EXERCISE GOAL
Transcribe the whole listing below without changing a word, but leave out every image.

INFORMATION GIVEN
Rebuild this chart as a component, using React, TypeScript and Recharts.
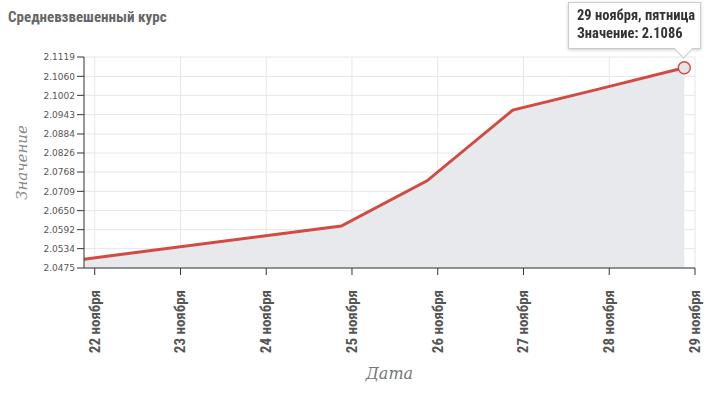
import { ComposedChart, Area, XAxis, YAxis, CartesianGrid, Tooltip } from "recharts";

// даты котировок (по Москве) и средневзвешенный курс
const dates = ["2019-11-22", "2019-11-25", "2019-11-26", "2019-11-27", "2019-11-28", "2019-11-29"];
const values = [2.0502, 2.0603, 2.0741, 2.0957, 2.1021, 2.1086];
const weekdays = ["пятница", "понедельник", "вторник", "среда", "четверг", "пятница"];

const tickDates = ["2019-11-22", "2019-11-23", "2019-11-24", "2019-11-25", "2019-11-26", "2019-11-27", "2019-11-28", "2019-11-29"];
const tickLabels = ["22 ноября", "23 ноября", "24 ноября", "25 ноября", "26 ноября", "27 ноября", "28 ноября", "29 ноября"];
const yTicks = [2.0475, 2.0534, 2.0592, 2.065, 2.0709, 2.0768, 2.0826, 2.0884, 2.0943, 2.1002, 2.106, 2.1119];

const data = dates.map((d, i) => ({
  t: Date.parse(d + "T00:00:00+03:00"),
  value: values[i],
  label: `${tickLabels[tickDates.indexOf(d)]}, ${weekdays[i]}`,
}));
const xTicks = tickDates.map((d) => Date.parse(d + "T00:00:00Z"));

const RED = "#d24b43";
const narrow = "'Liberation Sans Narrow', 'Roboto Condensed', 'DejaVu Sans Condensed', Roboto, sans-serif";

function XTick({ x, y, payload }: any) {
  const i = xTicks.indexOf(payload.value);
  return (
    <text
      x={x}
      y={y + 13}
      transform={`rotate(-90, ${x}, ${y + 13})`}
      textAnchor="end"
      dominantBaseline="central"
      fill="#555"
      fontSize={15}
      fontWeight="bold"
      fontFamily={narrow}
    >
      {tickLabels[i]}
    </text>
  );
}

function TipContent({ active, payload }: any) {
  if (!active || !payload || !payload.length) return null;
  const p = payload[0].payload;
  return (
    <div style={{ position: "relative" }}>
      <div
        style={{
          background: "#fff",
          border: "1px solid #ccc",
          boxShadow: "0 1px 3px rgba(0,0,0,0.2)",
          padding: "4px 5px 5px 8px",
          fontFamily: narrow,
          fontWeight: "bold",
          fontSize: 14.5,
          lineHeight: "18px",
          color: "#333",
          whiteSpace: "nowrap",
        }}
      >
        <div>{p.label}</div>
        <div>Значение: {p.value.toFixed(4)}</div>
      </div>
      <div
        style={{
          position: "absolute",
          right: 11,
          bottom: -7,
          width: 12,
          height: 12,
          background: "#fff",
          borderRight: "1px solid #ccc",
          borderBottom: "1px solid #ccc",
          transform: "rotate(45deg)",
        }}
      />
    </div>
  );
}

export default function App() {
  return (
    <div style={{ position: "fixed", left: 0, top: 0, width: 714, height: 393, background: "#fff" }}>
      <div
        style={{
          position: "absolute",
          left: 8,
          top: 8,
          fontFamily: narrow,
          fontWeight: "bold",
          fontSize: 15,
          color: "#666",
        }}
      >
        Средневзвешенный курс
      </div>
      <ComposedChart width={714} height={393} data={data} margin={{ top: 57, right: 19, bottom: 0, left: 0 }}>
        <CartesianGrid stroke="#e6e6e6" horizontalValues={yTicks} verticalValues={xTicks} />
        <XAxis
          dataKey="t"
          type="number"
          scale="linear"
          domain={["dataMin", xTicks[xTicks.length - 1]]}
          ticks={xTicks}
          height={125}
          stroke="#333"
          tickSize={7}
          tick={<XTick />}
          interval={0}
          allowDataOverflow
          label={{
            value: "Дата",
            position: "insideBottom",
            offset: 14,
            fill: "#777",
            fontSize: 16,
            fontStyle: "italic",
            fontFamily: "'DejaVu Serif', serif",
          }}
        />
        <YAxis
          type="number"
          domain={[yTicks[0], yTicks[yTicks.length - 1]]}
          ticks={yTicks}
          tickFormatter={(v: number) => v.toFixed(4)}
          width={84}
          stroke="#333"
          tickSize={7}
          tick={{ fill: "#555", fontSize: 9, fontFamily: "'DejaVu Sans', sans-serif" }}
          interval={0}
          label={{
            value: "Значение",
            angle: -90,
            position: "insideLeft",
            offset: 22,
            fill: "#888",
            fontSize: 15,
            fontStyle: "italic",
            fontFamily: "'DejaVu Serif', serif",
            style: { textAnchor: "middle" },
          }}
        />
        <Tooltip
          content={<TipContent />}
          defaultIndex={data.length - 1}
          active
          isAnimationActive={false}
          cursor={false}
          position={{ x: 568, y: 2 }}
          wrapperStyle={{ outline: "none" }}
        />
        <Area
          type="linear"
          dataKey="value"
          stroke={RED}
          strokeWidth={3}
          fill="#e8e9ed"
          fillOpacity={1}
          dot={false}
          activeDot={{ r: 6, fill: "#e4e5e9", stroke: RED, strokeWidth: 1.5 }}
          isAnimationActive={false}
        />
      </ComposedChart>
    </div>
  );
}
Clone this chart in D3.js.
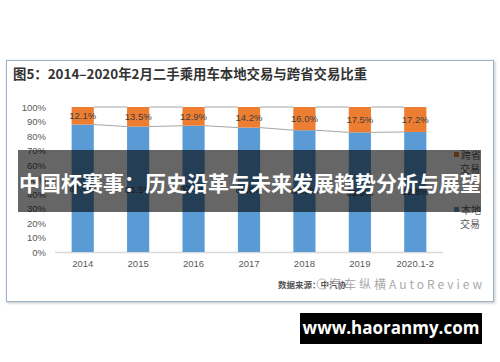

RESULT FOR THIS EXERCISE
Rebuild this chart as a component, using React, TypeScript and Recharts.
import { ComposedChart, Area, XAxis, YAxis, CartesianGrid, Tooltip } from "recharts";

// даты котировок (по Москве) и средневзвешенный курс
const dates = ["2019-11-22", "2019-11-25", "2019-11-26", "2019-11-27", "2019-11-28", "2019-11-29"];
const values = [2.0502, 2.0603, 2.0741, 2.0957, 2.1021, 2.1086];
const weekdays = ["пятница", "понедельник", "вторник", "среда", "четверг", "пятница"];

const tickDates = ["2019-11-22", "2019-11-23", "2019-11-24", "2019-11-25", "2019-11-26", "2019-11-27", "2019-11-28", "2019-11-29"];
const tickLabels = ["22 ноября", "23 ноября", "24 ноября", "25 ноября", "26 ноября", "27 ноября", "28 ноября", "29 ноября"];
const yTicks = [2.0475, 2.0534, 2.0592, 2.065, 2.0709, 2.0768, 2.0826, 2.0884, 2.0943, 2.1002, 2.106, 2.1119];

const data = dates.map((d, i) => ({
  t: Date.parse(d + "T00:00:00+03:00"),
  value: values[i],
  label: `${tickLabels[tickDates.indexOf(d)]}, ${weekdays[i]}`,
}));
const xTicks = tickDates.map((d) => Date.parse(d + "T00:00:00Z"));

const RED = "#d24b43";
const narrow = "'Liberation Sans Narrow', 'Roboto Condensed', 'DejaVu Sans Condensed', Roboto, sans-serif";

function XTick({ x, y, payload }: any) {
  const i = xTicks.indexOf(payload.value);
  return (
    <text
      x={x}
      y={y + 13}
      transform={`rotate(-90, ${x}, ${y + 13})`}
      textAnchor="end"
      dominantBaseline="central"
      fill="#555"
      fontSize={15}
      fontWeight="bold"
      fontFamily={narrow}
    >
      {tickLabels[i]}
    </text>
  );
}

function TipContent({ active, payload }: any) {
  if (!active || !payload || !payload.length) return null;
  const p = payload[0].payload;
  return (
    <div style={{ position: "relative" }}>
      <div
        style={{
          background: "#fff",
          border: "1px solid #ccc",
          boxShadow: "0 1px 3px rgba(0,0,0,0.2)",
          padding: "4px 5px 5px 8px",
          fontFamily: narrow,
          fontWeight: "bold",
          fontSize: 14.5,
          lineHeight: "18px",
          color: "#333",
          whiteSpace: "nowrap",
        }}
      >
        <div>{p.label}</div>
        <div>Значение: {p.value.toFixed(4)}</div>
      </div>
      <div
        style={{
          position: "absolute",
          right: 11,
          bottom: -7,
          width: 12,
          height: 12,
          background: "#fff",
          borderRight: "1px solid #ccc",
          borderBottom: "1px solid #ccc",
          transform: "rotate(45deg)",
        }}
      />
    </div>
  );
}

export default function App() {
  return (
    <div style={{ position: "fixed", left: 0, top: 0, width: 714, height: 393, background: "#fff" }}>
      <div
        style={{
          position: "absolute",
          left: 8,
          top: 8,
          fontFamily: narrow,
          fontWeight: "bold",
          fontSize: 15,
          color: "#666",
        }}
      >
        Средневзвешенный курс
      </div>
      <ComposedChart width={714} height={393} data={data} margin={{ top: 57, right: 19, bottom: 0, left: 0 }}>
        <CartesianGrid stroke="#e6e6e6" horizontalValues={yTicks} verticalValues={xTicks} />
        <XAxis
          dataKey="t"
          type="number"
          scale="linear"
          domain={["dataMin", xTicks[xTicks.length - 1]]}
          ticks={xTicks}
          height={125}
          stroke="#333"
          tickSize={7}
          tick={<XTick />}
          interval={0}
          allowDataOverflow
          label={{
            value: "Дата",
            position: "insideBottom",
            offset: 14,
            fill: "#777",
            fontSize: 16,
            fontStyle: "italic",
            fontFamily: "'DejaVu Serif', serif",
          }}
        />
        <YAxis
          type="number"
          domain={[yTicks[0], yTicks[yTicks.length - 1]]}
          ticks={yTicks}
          tickFormatter={(v: number) => v.toFixed(4)}
          width={84}
          stroke="#333"
          tickSize={7}
          tick={{ fill: "#555", fontSize: 9, fontFamily: "'DejaVu Sans', sans-serif" }}
          interval={0}
          label={{
            value: "Значение",
            angle: -90,
            position: "insideLeft",
            offset: 22,
            fill: "#888",
            fontSize: 15,
            fontStyle: "italic",
            fontFamily: "'DejaVu Serif', serif",
            style: { textAnchor: "middle" },
          }}
        />
        <Tooltip
          content={<TipContent />}
          defaultIndex={data.length - 1}
          active
          isAnimationActive={false}
          cursor={false}
          position={{ x: 568, y: 2 }}
          wrapperStyle={{ outline: "none" }}
        />
        <Area
          type="linear"
          dataKey="value"
          stroke={RED}
          strokeWidth={3}
          fill="#e8e9ed"
          fillOpacity={1}
          dot={false}
          activeDot={{ r: 6, fill: "#e4e5e9", stroke: RED, strokeWidth: 1.5 }}
          isAnimationActive={false}
        />
      </ComposedChart>
    </div>
  );
}
Clone this chart in D3.js.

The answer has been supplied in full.